How can we become more like those professional players when it comes to decisions like when to sell an investment, abandon an innovation, or let an underperforming worker go? It turns out one of our most formidable obstacles is the goals we set, and how we set them. To start, the mere fact of having a goal can cause “escalation of commitment,” where you end up sticking with it even though it’s no longer the best way to achieve your desired outcome.
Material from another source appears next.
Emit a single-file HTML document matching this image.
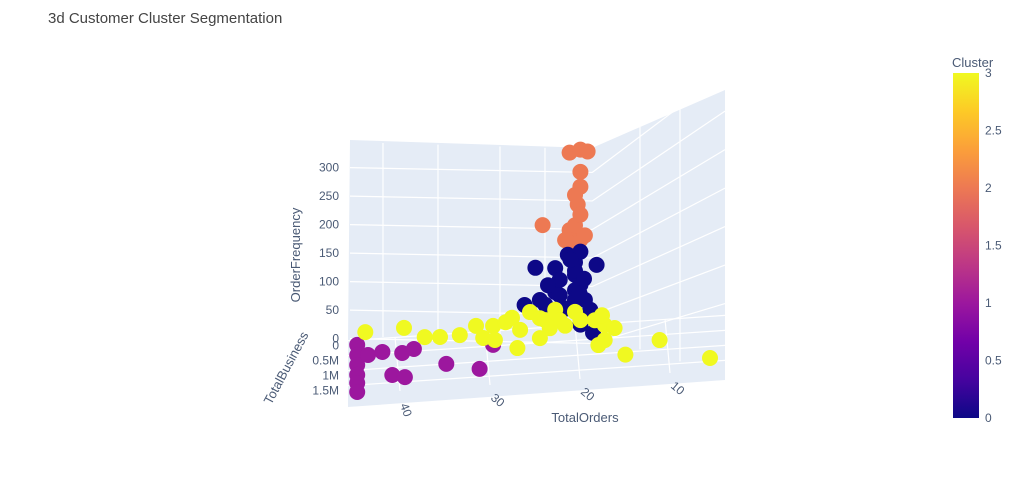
<!DOCTYPE html>
<html><head><meta charset="utf-8"><style>
body{margin:0;background:#fff;font-family:"Liberation Sans",sans-serif;}
svg text{font-family:"Liberation Sans",sans-serif;fill:#4a5a75;}
</style></head><body>
<svg id="chart" width="1024" height="491" viewBox="0 0 1024 491">
<defs><linearGradient id="plasma" x1="0" y1="1" x2="0" y2="0">
<stop offset="0" stop-color="#0d0887"/><stop offset="0.111" stop-color="#46039f"/><stop offset="0.222" stop-color="#7201a8"/><stop offset="0.333" stop-color="#9c179e"/><stop offset="0.444" stop-color="#bd3786"/><stop offset="0.556" stop-color="#d8576b"/><stop offset="0.667" stop-color="#ed7953"/><stop offset="0.778" stop-color="#fb9f3a"/><stop offset="0.889" stop-color="#fdca26"/><stop offset="1" stop-color="#f0f921"/></linearGradient></defs>
<text x="48" y="23" font-size="15" style="fill:#444">3d Customer Cluster Segmentation</text>
<polygon points="350,140 592,148 725,90 725,380 348,407 348,340" fill="#e5ecf6"/>
<g id="grid" stroke="#fff" stroke-width="1.2" fill="none"></g>
<g id="ticks"></g>
<g id="points"></g>
<text transform="translate(300,255) rotate(-90)" text-anchor="middle" font-size="13">OrderFrequency</text>
<text transform="translate(290,370) rotate(-62)" text-anchor="middle" font-size="13">TotalBusiness</text>
<text x="585" y="422" text-anchor="middle" font-size="13">TotalOrders</text>
<text x="952" y="67" font-size="13">Cluster</text>
<rect x="953" y="73" width="26" height="345" fill="url(#plasma)"/>
<g id="cbticks"></g>
</svg>
<script>
const orders   = [20.6,19.4,18.6,19.4,19.4,19.7,23.6,20,20.6,19.4,21.1,20,20.6,18.9,19.4,
  24.4,22.2,17.6,20,20,20,20,21.7,23.9,25.6,23.3,22.2,18.9,18.3,19.4,18,21.7,23,19.4,20.8,19.4,20,19,21,20.5,19.5,18.8,
  44.2,44.2,44.2,44.2,44.2,44.2,43,41.4,39.2,37.9,40.3,38.9,34.3,30.6,29.1,
  43.3,39,36.7,35,32.8,31,30.2,29.1,27.7,27,26.1,25,23.9,22.2,21.7,20,19.4,17.8,16.7,15.6,17.4,16.7,14.4,10.6,5,26.4,23.9,28.9,23.3,21.1,22.8,17];
const business = [0,0,0,0,0,0,0,0,0,0,0,0,0,0,0,
  0,0,0,0,0,0,0,0,0,0,0,0,0,0,0,0.3,0,0,0,0,0,0,0,0,0,0,0,
  0.18,0.52,0.85,1.18,1.45,1.75,0.54,0.47,0.55,0.44,1.26,1.36,1.01,1.25,0.48,
  0,0,0.07,0.1,0.08,0,0.23,0,0,0,0.04,0,0,0,0,0,0,0,0.07,0.19,0.72,0.57,1.1,0.69,1.4,0.64,0.36,0.32,0,0,0.05,0];
const frequency = [303,307,303,242,268,211,179,228,167,149,150,175,144,156,193,
  105,102,103,110,88,61,44,54,48,41,39,60,43,25,0,0,81,73,70,124,128,95,80,30,115,55,15,
  0,0,0,0,0,0,0,0,0,0,0,0,0,0,0,
  12,15,0,0,0,10,0,8,13,20,0,28,16,29,10,23,8,6,0,0,0,0,0,0,0,0,0,0,12,0,0,14];
const cluster = [2,2,2,2,2,2,2,2,2,2,2,2,2,2,2,
  0,0,0,0,0,0,0,0,0,0,0,0,0,0,0,0,0,0,0,0,0,0,0,0,0,0,0,
  1,1,1,1,1,1,1,1,1,1,1,1,1,1,1,
  3,3,3,3,3,3,3,3,3,3,3,3,3,3,3,3,3,3,3,3,3,3,3,3,3,3,3,3,3,3,3,3];
const zTicks = [0,50,100,150,200,250,300];
const yTicks = [0,0.5,1,1.5];
const yTickLabels = ["0","0.5M","1M","1.5M"];
const xTicks = [40,30,20,10];
const cbTicks = [0,0.5,1,1.5,2,2.5,3];
const colors = ["#0d0887","#9c179e","#ed7953","#f0f921"];

const NS="http://www.w3.org/2000/svg";
function px(x,y,z){return 395+(40-x)*9;}
function py(x,y,z){return 337-(40-x)*0.6+y*30-z*0.57;}
function mk(tag,attrs,parent){const e=document.createElementNS(NS,tag);for(const k in attrs)e.setAttribute(k,attrs[k]);parent.appendChild(e);return e;}

const grid=document.getElementById('grid');
zTicks.forEach(z=>{
  const l=mk('line',{x1:350,y1:py(46,0,z)-2,x2:592,y2:py(46,0,z)-2+(592-350)*0.02},grid);
  
  
  const r=mk('line',{x1:592,y1:py(46,0,z)+3,x2:725,y2:py(46,0,z)+3-(40+z*0.2)},grid);
  
  
});
[383,438,500,545].forEach(x=>{
  const l=mk('line',{x1:x,y1:142+(x-350)*0.03,x2:x,y2:337},grid);
  
  
});
[640,680].forEach(x=>{
  const l=mk('line',{x1:x,y1:148-(x-592)*0.44,x2:x,y2:335+(x-592)*0.3},grid);
  
  
});
xTicks.forEach(x=>{
  const l=mk('line',{x1:px(x,0,0),y1:py(x,0,0),x2:px(x,0,0)+5,y2:py(x,1.8,0)},grid);
  
  
});
yTicks.forEach(y=>{
  const l=mk('line',{x1:348,y1:py(46,y,0),x2:725,y2:py(4,y,0)},grid);
  
  
});

const ticks=document.getElementById('ticks');
zTicks.forEach(z=>{
  const t=mk('text',{x:339,y:py(46,0,z)+2,'text-anchor':'end','font-size':12},ticks);
  t.textContent=z;
  
  
});
yTicks.forEach((y,i)=>{
  const t=mk('text',{x:339,y:py(46,y,0)+9,'text-anchor':'end','font-size':12},ticks);
  t.textContent=yTickLabels[i];
  
  
});
xTicks.forEach(x=>{
  const X=px(x,0,0)+5, Y=py(x,1.8,0)+14;
  const t=mk('text',{transform:`translate(${X},${Y}) rotate(${x>30?70:40})`,'font-size':12},ticks);
  t.textContent=x;
  
  
});

const pts=document.getElementById('points');
[2,0,1,3].forEach(c=>{
  for(let i=0;i<orders.length;i++){
    if(cluster[i]!==c)continue;
    const p=mk('circle',{cx:px(orders[i],business[i],frequency[i]),cy:py(orders[i],business[i],frequency[i]),r:8,fill:colors[c]},pts);
    
    
  }
});

const cb=document.getElementById('cbticks');
cbTicks.forEach(v=>{
  const t=mk('text',{x:985,y:418-v/3*345+4,'font-size':12},cb);
  t.textContent=v;
  
  
});
</script>
</body></html>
It can be even harder to let go of a goal today because grit, the ability to stick with hard-but-worthwhile things, is celebrated, while quitting is stigmatized. Consider that when all signs point to the futility of our efforts, and we refuse to quit, grit becomes folly. The following three Action Steps can help you make — and keep — the option of quitting a viable one, paying careful attention, and recognizing those red flags that professional poker players are so good at spotting.

Action Steps

Goals often work, but they can sometimes cause us to over-commit, ignoring clear signs that the goal is no longer worth pursuing. To set goals that have a much better chance of getting you where you want to go faster, try these three techniques:

1. Set intervals to rerun the cost-benefit analysis of your goal.
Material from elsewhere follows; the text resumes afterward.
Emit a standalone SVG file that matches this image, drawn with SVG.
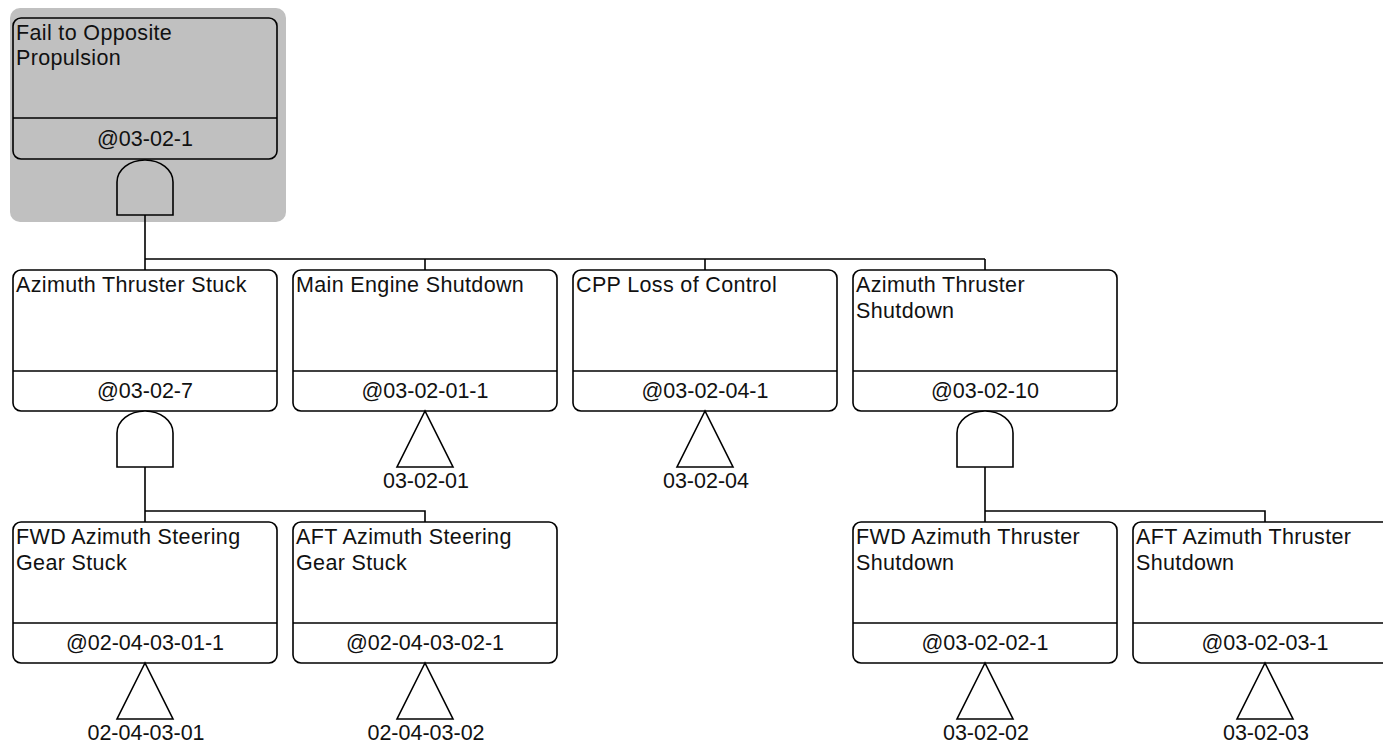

After we set a goal, it becomes a fixed object, and it remains that way even as all the inputs that led to choosing that goal evolve. The conditions in the world change. Our knowledge changes. The weights we attach to the benefits and costs change. Our preferences and values change. To achieve the things we want to achieve, we have to be responsive to those changes, which means setting specific times to reevaluate. When you set a goal, also set specific intervals for rerunning the cost-benefit analysis. Knowing what you know at the new point in time, is it still worth pursuing the goal, or should it be modified or abandoned based on the current situation?

2. Add “kill criteria” to your goal.

Poker players often apply “unlesses,” including continuing to play unless they’ve lost a certain amount of money; unless new players join the game who are significantly better than the ones who’ve left; unless they’ve played a certain number of hours; or unless they’re feeling emotional, sick, or tired. When you set a goal, create a list of kill criteria that give you the out you need to be more rational about when it’s the right time to walk away. Examples include “I’m going to keep developing this product unless I fail to hit these benchmarks within the next two months,” and “I’m going to pursue this lead unless I can’t get an executive in the room.”
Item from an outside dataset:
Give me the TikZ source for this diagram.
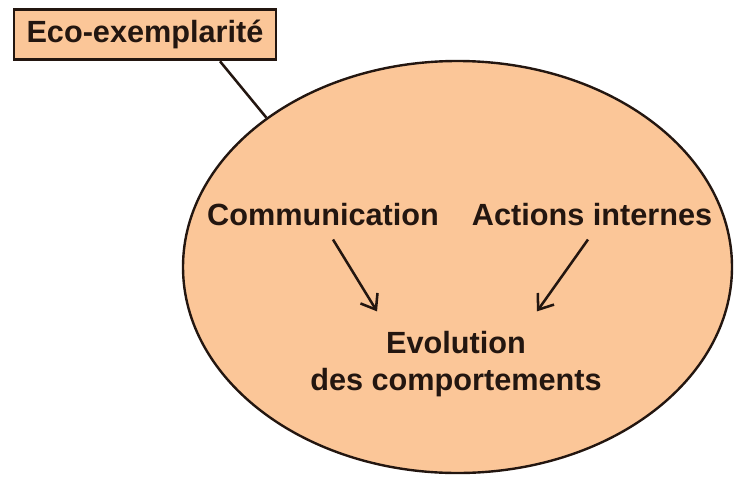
\documentclass[tikz,border=0pt]{standalone}
\usepackage{fontspec}
\setmainfont{Liberation Sans}
\usetikzlibrary{shapes.geometric,arrows.meta}

\definecolor{peach}{RGB}{251,198,152}
\definecolor{inkbrown}{RGB}{35,22,16}

\tikzset{
  label text/.style={font=\bfseries\fontsize{23}{27.6}\selectfont, text=inkbrown, inner sep=0.75pt},
  flow arrow/.style={draw=inkbrown, line width=1.9pt, -{Straight Barb[length=10pt,width=15pt,line width=1.9pt]}}
}

\begin{document}
\begin{tikzpicture}[x=0.75pt,y=0.75pt,yscale=-1,xscale=1]
\path (0,0) rectangle (742,482); %set diagram to the size of the reference

%Shape: Ellipse [id:oval]
\node [ellipse, draw=inkbrown, line width=1.8pt, fill=peach, minimum width=411.75pt, minimum height=309pt, inner sep=0pt] (oval) at (457.5,267) {};

%Shape: Rectangle [id:eco]
\node [label text, draw=inkbrown, line width=2.2pt, fill=peach, minimum width=196.5pt, minimum height=38pt] (eco) at (145,34.5) {Eco-exemplarit\'e};

%Straight Lines [id:link]
\draw [draw=inkbrown, line width=1.9pt] ([xshift=56.25pt]eco.south) -- (oval.142) ;

% Text Node
\node [label text] (comm) at (323,215) {Communication};
% Text Node
\node [label text] (act) at (592,215) {Actions internes};
% Text Node
\node [label text, align=center] (evol) at (456,364) {Evolution\\des comportements};

%Straight Lines [id:arrows]
\draw [flow arrow] ([xshift=7.5pt,yshift=9pt]comm.south) -- ([xshift=51pt,yshift=-14pt]evol.north west) ;
\draw [flow arrow] ([xshift=-3pt,yshift=9pt]act.south) -- ([xshift=-49.5pt,yshift=-14pt]evol.north east) ;

\end{tikzpicture}
\end{document}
3. Acknowledge incremental progress.

Flip the “pass/fail” script and stop measuring yourself solely by how far you are from the finish line. Incremental progress could be learning a valuable lesson or hitting a specific benchmark — important details that matter even if the original goal is determined not to be worth meeting. This step is especially important for leaders who evaluate people solely on whether they have achieved a goal; sending the message that you only reward getting across the finish line — at all costs — means your people will be unwilling to quit even when the situation clearly warrants it.

How Leaders Use It

McKinsey describes a technology company that used a “premortem” to think through the potential reasons a new advanced-analytics system for an aviation program they were designing might fail. After each team member shared their ideas, they discussed what could be done to mitigate the potential issues. It became clear what to look for as the project moved forward and which issues might prove too formidable to overcome. In other words, they both clarified their “kill criteria” and created a plan for overcoming other obstacles.

Whitney Johnson, CEO of Disruption Advisors, a tech-enabled talent-development company, advises celebrating early victories, no matter how small, making them meaningful rather than grandiose. Ideas include sharing a snack or meal with colleagues or simply looking in the mirror and saying, “victory.” She notes that these celebrations are “high-octane fuel for further achievement.”